1
votes

If the reset signal is '0' then "EN" goes high and "clr" goes low. However, if the reset signal goes high on the rising edge of the clock then "EN" goes low and "clr" goes high. I accomplished this in my code, but i need to delay the output signal produced when reset goes high[ EN = 0/ CLR = 1] for 3 more clock cycles.
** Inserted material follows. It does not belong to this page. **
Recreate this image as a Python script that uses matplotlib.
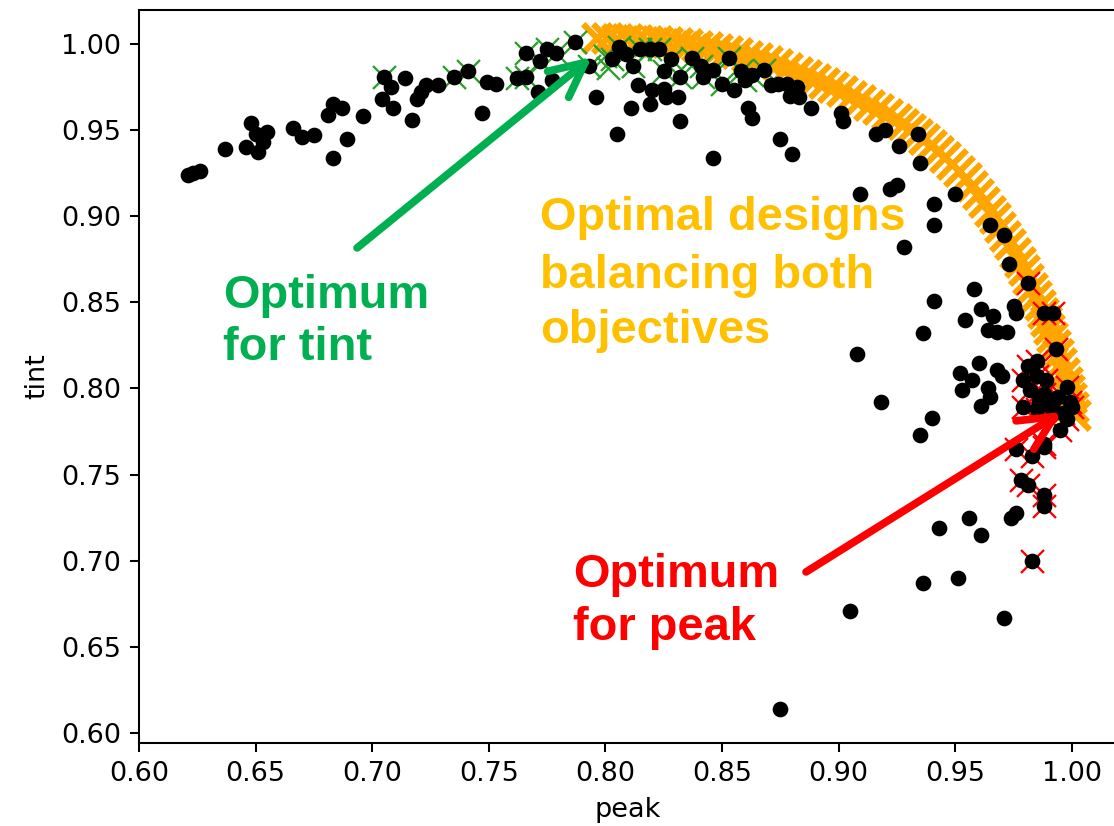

I tried using a counter, but it produced the same answer.

BEGIN
    process ( Reset, Clk)
    begin
        if Reset = '0' then
                En <= '1';
                clr <= '0';
        elsif rising_edge(Clk) then
            if Reset = '1' then
                En <= '0';
                clr <= '1';
            end if;
        end if;
    end process;

END description;   
1
The inner if has no effect: it's always true.Paebbels

1 Answers

1
votes

Delaying signals is done by a 3 bit shift register or in your case 3 chained D-FF.

Shift register as a oneliner:

architecture rtl of myEntity is
  signal clr_sr      : std_logic_vector(2 downto 0) := "000";
  signal en_sr       : std_logic_vector(2 downto 0) := "000";
  signal clr_delayed : std_logic;
  signal en_delayed  : std_logic;
  [...]
begin
  [...]
  process(Reset, Clk)
  begin
    if Reset = '0' then
      en  <= '1';
      clr <= '0';
    elsif rising_edge(Clk) then
      en  <= '0';
      clr <= '1';
    end if;
  end process;

  clr_sr      <= clr_sr(clr_sr'high - 1 downto 0) & clr when rising_edge(Clock);
  en_sr       <= en_sr(en_sr'high - 1 downto 0)   & en  when rising_edge(Clock);
  clr_delayed <= clr_sr(clr_sr'high);
  en_delayed  <= en_sr(en_sr'high);

  [...]
end;

Or even shorter with a function sr_left to encapsulate the shift functionality:

clr_sr <= sr_left(clr_sr, clr) when rising_edge(Clock);